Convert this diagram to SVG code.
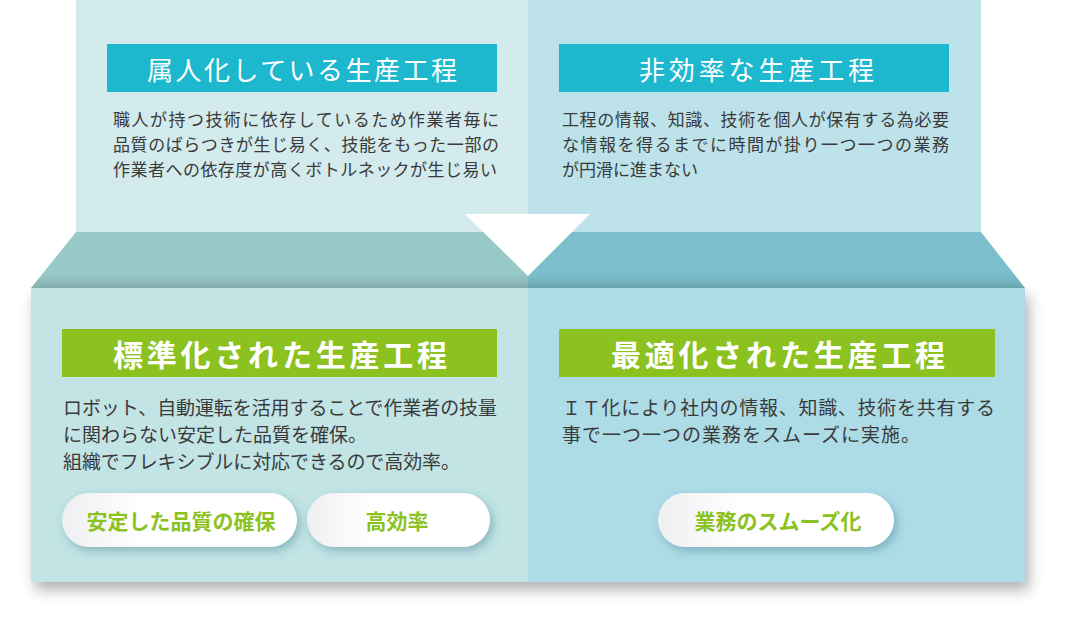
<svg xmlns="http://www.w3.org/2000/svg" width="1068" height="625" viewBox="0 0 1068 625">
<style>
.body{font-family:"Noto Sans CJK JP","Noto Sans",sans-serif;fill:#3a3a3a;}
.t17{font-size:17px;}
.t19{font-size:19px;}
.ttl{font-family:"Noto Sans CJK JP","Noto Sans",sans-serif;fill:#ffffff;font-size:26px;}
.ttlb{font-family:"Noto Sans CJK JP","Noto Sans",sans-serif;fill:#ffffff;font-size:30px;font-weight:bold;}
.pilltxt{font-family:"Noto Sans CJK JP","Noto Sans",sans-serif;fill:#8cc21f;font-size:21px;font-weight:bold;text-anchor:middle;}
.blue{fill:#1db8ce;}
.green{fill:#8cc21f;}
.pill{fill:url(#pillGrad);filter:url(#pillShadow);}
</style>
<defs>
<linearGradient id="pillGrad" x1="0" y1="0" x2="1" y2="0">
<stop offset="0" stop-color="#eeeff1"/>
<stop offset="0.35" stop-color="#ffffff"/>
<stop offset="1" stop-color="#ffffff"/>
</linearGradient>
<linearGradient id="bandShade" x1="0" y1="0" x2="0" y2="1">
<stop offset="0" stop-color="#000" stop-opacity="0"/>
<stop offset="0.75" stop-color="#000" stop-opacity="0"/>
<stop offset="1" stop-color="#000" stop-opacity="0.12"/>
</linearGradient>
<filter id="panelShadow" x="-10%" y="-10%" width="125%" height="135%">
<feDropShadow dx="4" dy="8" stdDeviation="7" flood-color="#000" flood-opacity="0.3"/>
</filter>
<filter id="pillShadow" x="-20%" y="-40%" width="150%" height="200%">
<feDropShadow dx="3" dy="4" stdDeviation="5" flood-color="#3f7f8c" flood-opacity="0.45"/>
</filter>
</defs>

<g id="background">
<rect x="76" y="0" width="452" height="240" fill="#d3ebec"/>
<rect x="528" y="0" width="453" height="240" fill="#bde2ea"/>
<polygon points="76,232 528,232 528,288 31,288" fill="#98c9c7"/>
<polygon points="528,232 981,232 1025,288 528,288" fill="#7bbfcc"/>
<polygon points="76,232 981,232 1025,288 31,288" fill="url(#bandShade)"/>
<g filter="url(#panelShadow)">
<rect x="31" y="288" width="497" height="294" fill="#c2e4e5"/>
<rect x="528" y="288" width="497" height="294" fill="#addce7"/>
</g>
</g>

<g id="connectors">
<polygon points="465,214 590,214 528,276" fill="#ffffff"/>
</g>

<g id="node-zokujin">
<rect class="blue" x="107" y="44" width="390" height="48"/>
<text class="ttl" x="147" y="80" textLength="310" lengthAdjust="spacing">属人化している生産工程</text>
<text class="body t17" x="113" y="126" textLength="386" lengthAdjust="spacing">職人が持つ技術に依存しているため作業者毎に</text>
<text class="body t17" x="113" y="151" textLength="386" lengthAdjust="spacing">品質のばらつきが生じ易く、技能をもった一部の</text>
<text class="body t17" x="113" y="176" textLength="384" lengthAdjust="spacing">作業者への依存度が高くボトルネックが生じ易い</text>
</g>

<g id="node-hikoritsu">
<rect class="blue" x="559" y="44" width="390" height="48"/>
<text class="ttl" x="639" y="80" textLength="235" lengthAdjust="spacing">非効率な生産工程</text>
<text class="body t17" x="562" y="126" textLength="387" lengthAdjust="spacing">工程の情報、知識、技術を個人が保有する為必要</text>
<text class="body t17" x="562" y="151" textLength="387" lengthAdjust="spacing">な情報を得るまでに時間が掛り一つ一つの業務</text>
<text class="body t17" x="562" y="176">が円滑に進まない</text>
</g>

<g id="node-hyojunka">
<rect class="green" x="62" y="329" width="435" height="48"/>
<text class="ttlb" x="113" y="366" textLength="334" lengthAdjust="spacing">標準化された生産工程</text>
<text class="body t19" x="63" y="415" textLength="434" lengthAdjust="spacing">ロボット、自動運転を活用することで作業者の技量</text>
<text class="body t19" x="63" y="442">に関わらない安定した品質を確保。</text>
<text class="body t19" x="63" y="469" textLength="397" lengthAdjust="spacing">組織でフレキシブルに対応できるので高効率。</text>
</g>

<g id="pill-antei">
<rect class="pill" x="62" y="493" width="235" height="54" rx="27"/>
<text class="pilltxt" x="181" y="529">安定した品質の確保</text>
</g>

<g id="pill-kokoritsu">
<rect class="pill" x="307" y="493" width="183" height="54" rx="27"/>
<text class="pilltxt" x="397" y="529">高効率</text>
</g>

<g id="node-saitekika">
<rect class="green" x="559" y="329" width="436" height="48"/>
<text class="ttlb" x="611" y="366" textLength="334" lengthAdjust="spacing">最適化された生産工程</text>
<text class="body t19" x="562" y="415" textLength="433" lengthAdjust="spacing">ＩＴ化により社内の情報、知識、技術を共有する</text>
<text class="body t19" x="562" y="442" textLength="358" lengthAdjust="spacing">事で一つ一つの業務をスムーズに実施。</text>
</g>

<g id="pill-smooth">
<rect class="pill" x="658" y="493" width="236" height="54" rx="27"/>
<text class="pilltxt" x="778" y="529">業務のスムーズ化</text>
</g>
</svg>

┄┄┄┄┄┄

* [Exercise objective] Every line of text is to be repeated exactly; pictures are left out.

* [Full output]
Convert this diagram to SVG code.
<svg xmlns="http://www.w3.org/2000/svg" width="1068" height="625" viewBox="0 0 1068 625">
<style>
.body{font-family:"Noto Sans CJK JP","Noto Sans",sans-serif;fill:#3a3a3a;}
.t17{font-size:17px;}
.t19{font-size:19px;}
.ttl{font-family:"Noto Sans CJK JP","Noto Sans",sans-serif;fill:#ffffff;font-size:26px;}
.ttlb{font-family:"Noto Sans CJK JP","Noto Sans",sans-serif;fill:#ffffff;font-size:30px;font-weight:bold;}
.pilltxt{font-family:"Noto Sans CJK JP","Noto Sans",sans-serif;fill:#8cc21f;font-size:21px;font-weight:bold;text-anchor:middle;}
.blue{fill:#1db8ce;}
.green{fill:#8cc21f;}
.pill{fill:url(#pillGrad);filter:url(#pillShadow);}
</style>
<defs>
<linearGradient id="pillGrad" x1="0" y1="0" x2="1" y2="0">
<stop offset="0" stop-color="#eeeff1"/>
<stop offset="0.35" stop-color="#ffffff"/>
<stop offset="1" stop-color="#ffffff"/>
</linearGradient>
<linearGradient id="bandShade" x1="0" y1="0" x2="0" y2="1">
<stop offset="0" stop-color="#000" stop-opacity="0"/>
<stop offset="0.75" stop-color="#000" stop-opacity="0"/>
<stop offset="1" stop-color="#000" stop-opacity="0.12"/>
</linearGradient>
<filter id="panelShadow" x="-10%" y="-10%" width="125%" height="135%">
<feDropShadow dx="4" dy="8" stdDeviation="7" flood-color="#000" flood-opacity="0.3"/>
</filter>
<filter id="pillShadow" x="-20%" y="-40%" width="150%" height="200%">
<feDropShadow dx="3" dy="4" stdDeviation="5" flood-color="#3f7f8c" flood-opacity="0.45"/>
</filter>
</defs>

<g id="background">
<rect x="76" y="0" width="452" height="240" fill="#d3ebec"/>
<rect x="528" y="0" width="453" height="240" fill="#bde2ea"/>
<polygon points="76,232 528,232 528,288 31,288" fill="#98c9c7"/>
<polygon points="528,232 981,232 1025,288 528,288" fill="#7bbfcc"/>
<polygon points="76,232 981,232 1025,288 31,288" fill="url(#bandShade)"/>
<g filter="url(#panelShadow)">
<rect x="31" y="288" width="497" height="294" fill="#c2e4e5"/>
<rect x="528" y="288" width="497" height="294" fill="#addce7"/>
</g>
</g>

<g id="connectors">
<polygon points="465,214 590,214 528,276" fill="#ffffff"/>
</g>

<g id="node-zokujin">
<rect class="blue" x="107" y="44" width="390" height="48"/>
<text class="ttl" x="147" y="80" textLength="310" lengthAdjust="spacing">属人化している生産工程</text>
<text class="body t17" x="113" y="126" textLength="386" lengthAdjust="spacing">職人が持つ技術に依存しているため作業者毎に</text>
<text class="body t17" x="113" y="151" textLength="386" lengthAdjust="spacing">品質のばらつきが生じ易く、技能をもった一部の</text>
<text class="body t17" x="113" y="176" textLength="384" lengthAdjust="spacing">作業者への依存度が高くボトルネックが生じ易い</text>
</g>

<g id="node-hikoritsu">
<rect class="blue" x="559" y="44" width="390" height="48"/>
<text class="ttl" x="639" y="80" textLength="235" lengthAdjust="spacing">非効率な生産工程</text>
<text class="body t17" x="562" y="126" textLength="387" lengthAdjust="spacing">工程の情報、知識、技術を個人が保有する為必要</text>
<text class="body t17" x="562" y="151" textLength="387" lengthAdjust="spacing">な情報を得るまでに時間が掛り一つ一つの業務</text>
<text class="body t17" x="562" y="176">が円滑に進まない</text>
</g>

<g id="node-hyojunka">
<rect class="green" x="62" y="329" width="435" height="48"/>
<text class="ttlb" x="113" y="366" textLength="334" lengthAdjust="spacing">標準化された生産工程</text>
<text class="body t19" x="63" y="415" textLength="434" lengthAdjust="spacing">ロボット、自動運転を活用することで作業者の技量</text>
<text class="body t19" x="63" y="442">に関わらない安定した品質を確保。</text>
<text class="body t19" x="63" y="469" textLength="397" lengthAdjust="spacing">組織でフレキシブルに対応できるので高効率。</text>
</g>

<g id="pill-antei">
<rect class="pill" x="62" y="493" width="235" height="54" rx="27"/>
<text class="pilltxt" x="181" y="529">安定した品質の確保</text>
</g>

<g id="pill-kokoritsu">
<rect class="pill" x="307" y="493" width="183" height="54" rx="27"/>
<text class="pilltxt" x="397" y="529">高効率</text>
</g>

<g id="node-saitekika">
<rect class="green" x="559" y="329" width="436" height="48"/>
<text class="ttlb" x="611" y="366" textLength="334" lengthAdjust="spacing">最適化された生産工程</text>
<text class="body t19" x="562" y="415" textLength="433" lengthAdjust="spacing">ＩＴ化により社内の情報、知識、技術を共有する</text>
<text class="body t19" x="562" y="442" textLength="358" lengthAdjust="spacing">事で一つ一つの業務をスムーズに実施。</text>
</g>

<g id="pill-smooth">
<rect class="pill" x="658" y="493" width="236" height="54" rx="27"/>
<text class="pilltxt" x="778" y="529">業務のスムーズ化</text>
</g>
</svg>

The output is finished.